Task to carry out => Reproduce the material in full, exactly as written.
Start of Collected material
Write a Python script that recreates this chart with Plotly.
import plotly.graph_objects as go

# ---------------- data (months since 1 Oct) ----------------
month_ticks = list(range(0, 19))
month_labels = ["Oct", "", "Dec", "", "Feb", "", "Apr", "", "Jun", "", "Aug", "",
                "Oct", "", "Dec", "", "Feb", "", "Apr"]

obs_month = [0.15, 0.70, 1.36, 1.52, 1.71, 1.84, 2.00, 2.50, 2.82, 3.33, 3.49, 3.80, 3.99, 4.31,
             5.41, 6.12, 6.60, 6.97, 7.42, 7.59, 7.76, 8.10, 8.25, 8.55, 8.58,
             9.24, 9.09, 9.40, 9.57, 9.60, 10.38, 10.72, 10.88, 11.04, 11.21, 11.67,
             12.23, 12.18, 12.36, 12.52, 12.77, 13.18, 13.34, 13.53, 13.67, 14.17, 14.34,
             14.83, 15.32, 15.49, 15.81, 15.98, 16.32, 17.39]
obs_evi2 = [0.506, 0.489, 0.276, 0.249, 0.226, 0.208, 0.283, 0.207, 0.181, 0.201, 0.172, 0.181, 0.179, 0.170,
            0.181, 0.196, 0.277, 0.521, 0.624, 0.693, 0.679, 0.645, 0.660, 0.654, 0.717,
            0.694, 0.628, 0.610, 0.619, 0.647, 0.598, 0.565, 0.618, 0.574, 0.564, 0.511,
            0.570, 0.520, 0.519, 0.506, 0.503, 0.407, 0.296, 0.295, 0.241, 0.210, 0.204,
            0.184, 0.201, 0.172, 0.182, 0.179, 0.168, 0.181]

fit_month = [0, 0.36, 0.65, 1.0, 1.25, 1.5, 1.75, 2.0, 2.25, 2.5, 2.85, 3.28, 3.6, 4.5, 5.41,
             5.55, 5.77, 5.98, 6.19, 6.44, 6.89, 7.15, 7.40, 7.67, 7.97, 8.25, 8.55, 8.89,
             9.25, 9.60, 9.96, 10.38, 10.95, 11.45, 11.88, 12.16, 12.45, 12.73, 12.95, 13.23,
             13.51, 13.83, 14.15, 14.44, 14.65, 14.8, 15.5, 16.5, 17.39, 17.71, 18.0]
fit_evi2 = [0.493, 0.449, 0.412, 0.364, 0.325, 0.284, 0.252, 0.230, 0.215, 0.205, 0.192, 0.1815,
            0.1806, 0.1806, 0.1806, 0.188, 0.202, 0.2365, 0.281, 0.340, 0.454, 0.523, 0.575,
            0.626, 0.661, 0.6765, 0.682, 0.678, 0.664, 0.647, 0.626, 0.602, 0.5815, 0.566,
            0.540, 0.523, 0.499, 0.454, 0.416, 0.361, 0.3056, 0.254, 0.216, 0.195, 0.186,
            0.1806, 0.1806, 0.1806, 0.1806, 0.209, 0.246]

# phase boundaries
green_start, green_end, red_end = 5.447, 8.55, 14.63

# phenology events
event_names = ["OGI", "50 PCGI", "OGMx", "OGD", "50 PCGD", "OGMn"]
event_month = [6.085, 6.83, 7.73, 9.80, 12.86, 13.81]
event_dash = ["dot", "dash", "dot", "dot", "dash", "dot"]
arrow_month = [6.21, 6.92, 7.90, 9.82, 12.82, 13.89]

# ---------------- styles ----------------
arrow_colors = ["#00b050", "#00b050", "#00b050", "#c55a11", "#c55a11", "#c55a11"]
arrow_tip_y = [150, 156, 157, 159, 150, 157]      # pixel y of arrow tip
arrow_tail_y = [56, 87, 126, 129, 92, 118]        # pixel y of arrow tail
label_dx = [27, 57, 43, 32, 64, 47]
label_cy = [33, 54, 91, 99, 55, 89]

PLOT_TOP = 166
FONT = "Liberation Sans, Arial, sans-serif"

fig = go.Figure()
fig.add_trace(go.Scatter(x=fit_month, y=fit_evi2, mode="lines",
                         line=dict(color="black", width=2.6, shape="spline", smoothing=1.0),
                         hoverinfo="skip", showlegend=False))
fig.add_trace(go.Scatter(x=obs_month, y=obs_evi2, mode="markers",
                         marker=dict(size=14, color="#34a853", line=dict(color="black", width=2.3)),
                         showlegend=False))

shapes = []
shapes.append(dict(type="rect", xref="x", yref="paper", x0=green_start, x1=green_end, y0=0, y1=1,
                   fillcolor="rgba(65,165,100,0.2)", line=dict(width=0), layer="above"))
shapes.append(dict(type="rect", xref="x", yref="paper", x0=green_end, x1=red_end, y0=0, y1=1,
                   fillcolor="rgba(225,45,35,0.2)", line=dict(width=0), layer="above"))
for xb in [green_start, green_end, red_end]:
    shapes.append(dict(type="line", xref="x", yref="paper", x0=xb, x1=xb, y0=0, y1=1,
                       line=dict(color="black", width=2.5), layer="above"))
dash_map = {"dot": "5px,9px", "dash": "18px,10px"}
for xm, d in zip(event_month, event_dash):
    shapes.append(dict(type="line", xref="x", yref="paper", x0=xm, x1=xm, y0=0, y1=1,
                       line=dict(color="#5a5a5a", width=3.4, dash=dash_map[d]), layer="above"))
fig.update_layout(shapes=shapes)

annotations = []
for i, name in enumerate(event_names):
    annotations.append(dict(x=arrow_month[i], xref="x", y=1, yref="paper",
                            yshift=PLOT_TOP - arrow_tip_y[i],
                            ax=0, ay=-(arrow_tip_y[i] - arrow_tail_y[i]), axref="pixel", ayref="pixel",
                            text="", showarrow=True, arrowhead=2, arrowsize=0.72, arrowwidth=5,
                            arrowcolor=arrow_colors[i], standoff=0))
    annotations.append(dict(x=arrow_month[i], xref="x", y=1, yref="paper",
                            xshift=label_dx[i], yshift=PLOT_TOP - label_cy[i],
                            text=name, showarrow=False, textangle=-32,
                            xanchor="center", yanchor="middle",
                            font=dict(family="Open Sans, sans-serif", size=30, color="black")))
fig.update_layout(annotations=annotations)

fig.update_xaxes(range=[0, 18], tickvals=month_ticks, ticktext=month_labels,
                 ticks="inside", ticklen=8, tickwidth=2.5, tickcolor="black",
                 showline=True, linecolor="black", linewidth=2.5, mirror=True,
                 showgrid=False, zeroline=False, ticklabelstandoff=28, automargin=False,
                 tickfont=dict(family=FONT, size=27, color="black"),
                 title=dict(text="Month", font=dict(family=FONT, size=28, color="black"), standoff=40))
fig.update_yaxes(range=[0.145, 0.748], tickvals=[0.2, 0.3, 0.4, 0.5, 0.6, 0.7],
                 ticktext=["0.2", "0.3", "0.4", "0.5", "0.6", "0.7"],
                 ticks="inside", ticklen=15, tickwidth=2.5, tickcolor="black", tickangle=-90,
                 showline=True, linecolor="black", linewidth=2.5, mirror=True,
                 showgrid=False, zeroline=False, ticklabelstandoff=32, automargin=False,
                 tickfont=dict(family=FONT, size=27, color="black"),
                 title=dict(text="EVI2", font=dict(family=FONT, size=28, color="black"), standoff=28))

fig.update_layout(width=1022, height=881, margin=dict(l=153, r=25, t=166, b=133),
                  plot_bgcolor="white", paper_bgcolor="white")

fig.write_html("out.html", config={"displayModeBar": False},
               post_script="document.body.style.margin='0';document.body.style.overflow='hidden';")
End of Collected material
Answer below =>
Write a Python script that recreates this chart with Plotly.
import plotly.graph_objects as go

# ---------------- data (months since 1 Oct) ----------------
month_ticks = list(range(0, 19))
month_labels = ["Oct", "", "Dec", "", "Feb", "", "Apr", "", "Jun", "", "Aug", "",
                "Oct", "", "Dec", "", "Feb", "", "Apr"]

obs_month = [0.15, 0.70, 1.36, 1.52, 1.71, 1.84, 2.00, 2.50, 2.82, 3.33, 3.49, 3.80, 3.99, 4.31,
             5.41, 6.12, 6.60, 6.97, 7.42, 7.59, 7.76, 8.10, 8.25, 8.55, 8.58,
             9.24, 9.09, 9.40, 9.57, 9.60, 10.38, 10.72, 10.88, 11.04, 11.21, 11.67,
             12.23, 12.18, 12.36, 12.52, 12.77, 13.18, 13.34, 13.53, 13.67, 14.17, 14.34,
             14.83, 15.32, 15.49, 15.81, 15.98, 16.32, 17.39]
obs_evi2 = [0.506, 0.489, 0.276, 0.249, 0.226, 0.208, 0.283, 0.207, 0.181, 0.201, 0.172, 0.181, 0.179, 0.170,
            0.181, 0.196, 0.277, 0.521, 0.624, 0.693, 0.679, 0.645, 0.660, 0.654, 0.717,
            0.694, 0.628, 0.610, 0.619, 0.647, 0.598, 0.565, 0.618, 0.574, 0.564, 0.511,
            0.570, 0.520, 0.519, 0.506, 0.503, 0.407, 0.296, 0.295, 0.241, 0.210, 0.204,
            0.184, 0.201, 0.172, 0.182, 0.179, 0.168, 0.181]

fit_month = [0, 0.36, 0.65, 1.0, 1.25, 1.5, 1.75, 2.0, 2.25, 2.5, 2.85, 3.28, 3.6, 4.5, 5.41,
             5.55, 5.77, 5.98, 6.19, 6.44, 6.89, 7.15, 7.40, 7.67, 7.97, 8.25, 8.55, 8.89,
             9.25, 9.60, 9.96, 10.38, 10.95, 11.45, 11.88, 12.16, 12.45, 12.73, 12.95, 13.23,
             13.51, 13.83, 14.15, 14.44, 14.65, 14.8, 15.5, 16.5, 17.39, 17.71, 18.0]
fit_evi2 = [0.493, 0.449, 0.412, 0.364, 0.325, 0.284, 0.252, 0.230, 0.215, 0.205, 0.192, 0.1815,
            0.1806, 0.1806, 0.1806, 0.188, 0.202, 0.2365, 0.281, 0.340, 0.454, 0.523, 0.575,
            0.626, 0.661, 0.6765, 0.682, 0.678, 0.664, 0.647, 0.626, 0.602, 0.5815, 0.566,
            0.540, 0.523, 0.499, 0.454, 0.416, 0.361, 0.3056, 0.254, 0.216, 0.195, 0.186,
            0.1806, 0.1806, 0.1806, 0.1806, 0.209, 0.246]

# phase boundaries
green_start, green_end, red_end = 5.447, 8.55, 14.63

# phenology events
event_names = ["OGI", "50 PCGI", "OGMx", "OGD", "50 PCGD", "OGMn"]
event_month = [6.085, 6.83, 7.73, 9.80, 12.86, 13.81]
event_dash = ["dot", "dash", "dot", "dot", "dash", "dot"]
arrow_month = [6.21, 6.92, 7.90, 9.82, 12.82, 13.89]

# ---------------- styles ----------------
arrow_colors = ["#00b050", "#00b050", "#00b050", "#c55a11", "#c55a11", "#c55a11"]
arrow_tip_y = [150, 156, 157, 159, 150, 157]      # pixel y of arrow tip
arrow_tail_y = [56, 87, 126, 129, 92, 118]        # pixel y of arrow tail
label_dx = [27, 57, 43, 32, 64, 47]
label_cy = [33, 54, 91, 99, 55, 89]

PLOT_TOP = 166
FONT = "Liberation Sans, Arial, sans-serif"

fig = go.Figure()
fig.add_trace(go.Scatter(x=fit_month, y=fit_evi2, mode="lines",
                         line=dict(color="black", width=2.6, shape="spline", smoothing=1.0),
                         hoverinfo="skip", showlegend=False))
fig.add_trace(go.Scatter(x=obs_month, y=obs_evi2, mode="markers",
                         marker=dict(size=14, color="#34a853", line=dict(color="black", width=2.3)),
                         showlegend=False))

shapes = []
shapes.append(dict(type="rect", xref="x", yref="paper", x0=green_start, x1=green_end, y0=0, y1=1,
                   fillcolor="rgba(65,165,100,0.2)", line=dict(width=0), layer="above"))
shapes.append(dict(type="rect", xref="x", yref="paper", x0=green_end, x1=red_end, y0=0, y1=1,
                   fillcolor="rgba(225,45,35,0.2)", line=dict(width=0), layer="above"))
for xb in [green_start, green_end, red_end]:
    shapes.append(dict(type="line", xref="x", yref="paper", x0=xb, x1=xb, y0=0, y1=1,
                       line=dict(color="black", width=2.5), layer="above"))
dash_map = {"dot": "5px,9px", "dash": "18px,10px"}
for xm, d in zip(event_month, event_dash):
    shapes.append(dict(type="line", xref="x", yref="paper", x0=xm, x1=xm, y0=0, y1=1,
                       line=dict(color="#5a5a5a", width=3.4, dash=dash_map[d]), layer="above"))
fig.update_layout(shapes=shapes)

annotations = []
for i, name in enumerate(event_names):
    annotations.append(dict(x=arrow_month[i], xref="x", y=1, yref="paper",
                            yshift=PLOT_TOP - arrow_tip_y[i],
                            ax=0, ay=-(arrow_tip_y[i] - arrow_tail_y[i]), axref="pixel", ayref="pixel",
                            text="", showarrow=True, arrowhead=2, arrowsize=0.72, arrowwidth=5,
                            arrowcolor=arrow_colors[i], standoff=0))
    annotations.append(dict(x=arrow_month[i], xref="x", y=1, yref="paper",
                            xshift=label_dx[i], yshift=PLOT_TOP - label_cy[i],
                            text=name, showarrow=False, textangle=-32,
                            xanchor="center", yanchor="middle",
                            font=dict(family="Open Sans, sans-serif", size=30, color="black")))
fig.update_layout(annotations=annotations)

fig.update_xaxes(range=[0, 18], tickvals=month_ticks, ticktext=month_labels,
                 ticks="inside", ticklen=8, tickwidth=2.5, tickcolor="black",
                 showline=True, linecolor="black", linewidth=2.5, mirror=True,
                 showgrid=False, zeroline=False, ticklabelstandoff=28, automargin=False,
                 tickfont=dict(family=FONT, size=27, color="black"),
                 title=dict(text="Month", font=dict(family=FONT, size=28, color="black"), standoff=40))
fig.update_yaxes(range=[0.145, 0.748], tickvals=[0.2, 0.3, 0.4, 0.5, 0.6, 0.7],
                 ticktext=["0.2", "0.3", "0.4", "0.5", "0.6", "0.7"],
                 ticks="inside", ticklen=15, tickwidth=2.5, tickcolor="black", tickangle=-90,
                 showline=True, linecolor="black", linewidth=2.5, mirror=True,
                 showgrid=False, zeroline=False, ticklabelstandoff=32, automargin=False,
                 tickfont=dict(family=FONT, size=27, color="black"),
                 title=dict(text="EVI2", font=dict(family=FONT, size=28, color="black"), standoff=28))

fig.update_layout(width=1022, height=881, margin=dict(l=153, r=25, t=166, b=133),
                  plot_bgcolor="white", paper_bgcolor="white")

fig.write_html("out.html", config={"displayModeBar": False},
               post_script="document.body.style.margin='0';document.body.style.overflow='hidden';")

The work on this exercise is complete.